O universo ibérico surgiu naturalmente, surgindo o convite a Esko e Hernani de encontros internacionais: “A história do Esko está ligada um pouco aos Dazkarieh, às primeiras tournées que fiz com eles quando fomos a um festival na Estónia. A banda dele, os Frigg, estava a tocar num jardim, e eu gostei logo muito da maneira como tocavam. Depois, voltei a vê-los outra vez na Finlândia, quando fui lá com a banda a que estava ligado na altura, os Stockholm Lisboa Project, e ficámos muito amigos. Há um ano, ele convidou-me para tocar cavaquinho num disco dos Frigg.” Esko disse-lhe que aquela participação não tinha de ser grátis, mas Luis Peixoto preferiu sugerir-lhe uma troca: a possibilidade de Esko gravar num disco seu, o que aconteceu agora.
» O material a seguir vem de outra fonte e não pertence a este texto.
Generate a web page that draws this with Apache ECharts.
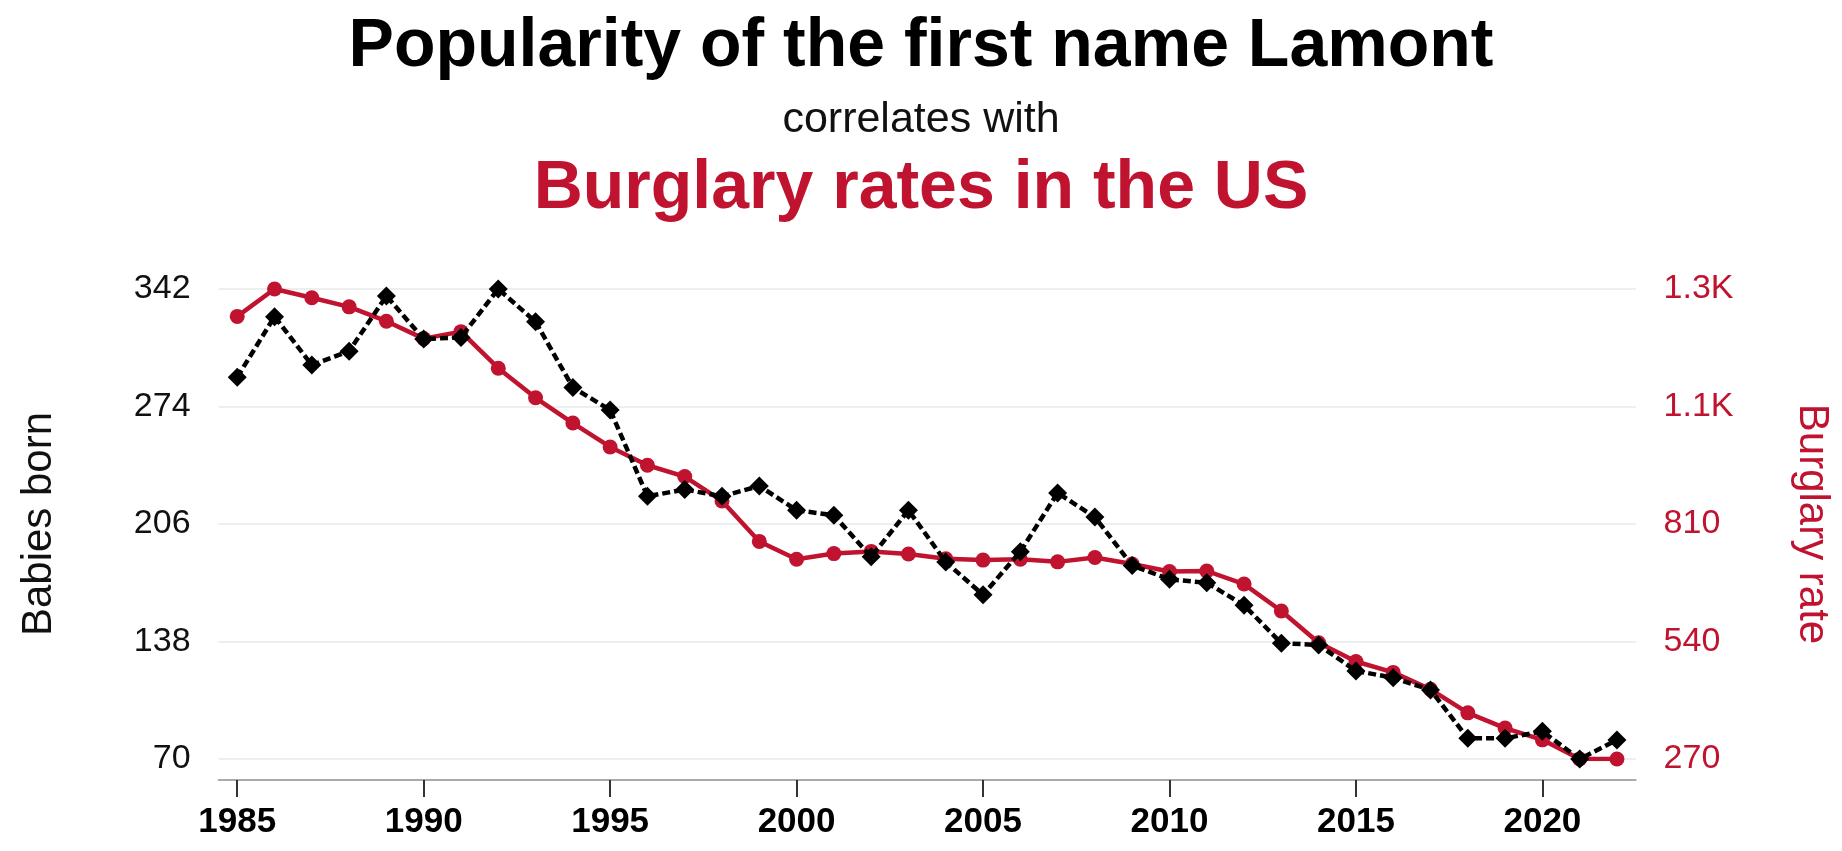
<!DOCTYPE html>
<html>
<head>
<meta charset="utf-8">
<title>Popularity of the first name Lamont vs Burglary rates in the US</title>
<script src="https://cdn.jsdelivr.net/npm/echarts@6/dist/echarts.min.js"></script>
<style>
  html, body { margin: 0; padding: 0; background: #ffffff; }
  #chart { width: 1842px; height: 851px; }
</style>
</head>
<body>
<div id="chart"></div>
<script>
// Years shown on the category axis
const years = [
  1985, 1986, 1987, 1988, 1989, 1990, 1991, 1992, 1993, 1994,
  1995, 1996, 1997, 1998, 1999, 2000, 2001, 2002, 2003, 2004,
  2005, 2006, 2007, 2008, 2009, 2010, 2011, 2012, 2013, 2014,
  2015, 2016, 2017, 2018, 2019, 2020, 2021, 2022
];

// Babies named Lamont, per year (left axis)
const babiesBorn = [
  291, 326, 298, 306, 338, 313, 314, 342, 323, 285,
  272, 222, 226, 222, 228, 214, 211, 187, 214, 184,
  165, 190, 224, 210, 182, 174, 172, 159, 137, 136,
  121, 117, 110, 82, 82, 86, 70, 81
];

// Burglary rate in the US, per year (right axis)
const burglaryRate = [
  1287, 1350, 1330, 1309, 1276, 1236, 1252, 1168, 1100, 1042,
  987, 945, 919, 863, 770, 729, 742, 747, 741, 730,
  727, 729, 723, 733, 718, 701, 702, 672, 610, 537,
  494, 469, 430, 376, 341, 314, 270, 270
];

// Tick labels of the right axis, bottom to top
const rightTickLabels = ['270', '540', '810', '1.1K', '1.3K'];

const RED = '#c0132f';
const FONT = 'Liberation Sans, Arial, Helvetica, sans-serif';

const chart = echarts.init(document.getElementById('chart'), null, { renderer: 'canvas' });

const everyFifth = (idx, value) => Number(value) % 5 === 0;

chart.setOption({
  animation: false,
  backgroundColor: '#ffffff',
  textStyle: { fontFamily: FONT },
  title: [
    {
      text: 'Popularity of the first name Lamont',
      left: 'center',
      top: 8,
      textStyle: { fontFamily: FONT, fontSize: 68, fontWeight: 'bold', color: '#000000' }
    },
    {
      text: 'correlates with',
      left: 'center',
      top: 94,
      textStyle: { fontFamily: FONT, fontSize: 43, fontWeight: 'normal', color: '#111111' }
    },
    {
      text: 'Burglary rates in the US',
      left: 'center',
      top: 150,
      textStyle: { fontFamily: FONT, fontSize: 68, fontWeight: 'bold', color: RED }
    }
  ],
  grid: {
    left: 218.6,
    right: 206.4,
    top: 289,
    bottom: 92,
    containLabel: false
  },
  xAxis: {
    type: 'category',
    data: years.map(String),
    boundaryGap: true,
    offset: 21,
    axisLine: { show: true, onZero: false, lineStyle: { color: '#aaaaaa', width: 2 } },
    axisTick: {
      show: true,
      alignWithLabel: true,
      interval: everyFifth,
      length: 17,
      lineStyle: { color: '#333333', width: 2 }
    },
    axisLabel: {
      interval: everyFifth,
      margin: 25,
      fontFamily: FONT,
      fontSize: 35,
      fontWeight: 'bold',
      color: '#000000'
    },
    splitLine: { show: false }
  },
  yAxis: [
    {
      type: 'value',
      position: 'left',
      min: 70,
      max: 342,
      interval: 68,
      name: 'Babies born',
      nameLocation: 'middle',
      nameGap: 158,
      nameTextStyle: { fontFamily: FONT, fontSize: 42, color: '#111111' },
      axisLine: { show: false },
      axisTick: { show: false },
      axisLabel: { margin: 28, fontFamily: FONT, fontSize: 34, color: '#111111' },
      splitLine: { show: true, lineStyle: { color: '#eeeeee', width: 2 } }
    },
    {
      type: 'value',
      position: 'right',
      min: 270,
      max: 1350,
      interval: 270,
      name: 'Burglary rate',
      nameLocation: 'middle',
      nameRotate: -90,
      nameGap: 155,
      nameTextStyle: { fontFamily: FONT, fontSize: 42, color: RED },
      axisLine: { show: false },
      axisTick: { show: false },
      axisLabel: {
        margin: 28,
        fontFamily: FONT,
        fontSize: 34,
        color: RED,
        formatter: (value) => {
          const i = Math.round((value - 270) / 270);
          return rightTickLabels[i] !== undefined ? rightTickLabels[i] : String(value);
        }
      },
      splitLine: { show: false }
    }
  ],
  series: [
    {
      name: 'Burglary rate',
      type: 'line',
      yAxisIndex: 1,
      data: burglaryRate,
      symbol: 'circle',
      symbolSize: 15,
      showAllSymbol: true,
      lineStyle: { color: RED, width: 4.5 },
      itemStyle: { color: RED },
      z: 2
    },
    {
      name: 'Babies born',
      type: 'line',
      yAxisIndex: 0,
      data: babiesBorn,
      symbol: 'diamond',
      symbolSize: 19,
      showAllSymbol: true,
      lineStyle: { color: '#000000', width: 4.5, type: [8, 4] },
      itemStyle: { color: '#000000' },
      z: 3
    }
  ]
});
</script>
</body>
</html>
Quanto a Hernani Almeida, conheceu-o nas residências do Sete Sóis Sete Luas. “Nas residências desse festival, como ele é também produtor e gosta de gravar, além de tocar com muita gente, ganhámos ali uma certa cumplicidade e decidi convidá-lo.”

Atenção aos instrumentais

Geodesia é um disco quase totalmente instrumental, Exceptuando uma faixa, Chula do salto, que conta com a voz de Catarina Moura: “A primeira vez que trabalhei com ela foi nos Realejo, de Coimbra. Mas mais recentemente trabalhámos no espectáculo Fica no Singelo, da Clara Andermatt, eu, o Quiné Teles e ela. E foi aí que a conheci musicalmente mais de perto. A Catarina, tal com a Celina [da Piedade], foram convidadas que eu não tive dúvidas nenhumas que eram perfeitas para estas músicas.” Apesar dos muitos convidados, o disco abre e fecha com temas tocados apenas pelo trio: Volta a trás e Bom descanso, este último “dedicado à Lia e ao Max”, que são os filhos do compositor: “Este tema foi composto a observá-los a dormir, quando eles eram mais pequenos, com o desejo de que eles descansem bem. A minha filha acabou de fazer seis anos e o meu filho tem três anos e meio, mas a música foi escrita há dois anos e meio, quando eles eram mais pequenos ainda.”

Quanto à possibilidade de o disco, por ser quase totalmente instrumental, poder ter uma aceitação no mercado inferior à dos discos com vocalistas, Luís Peixoto não desarma: “Não tenho dúvidas de que um disco instrumental tem muito menos aceitação para o público em geral, talvez porque a voz é mais identificável por qualquer pessoa que não esteja ligada à música. Mas é preciso forçar um bocado, porque temos de contrariar essa tendência.”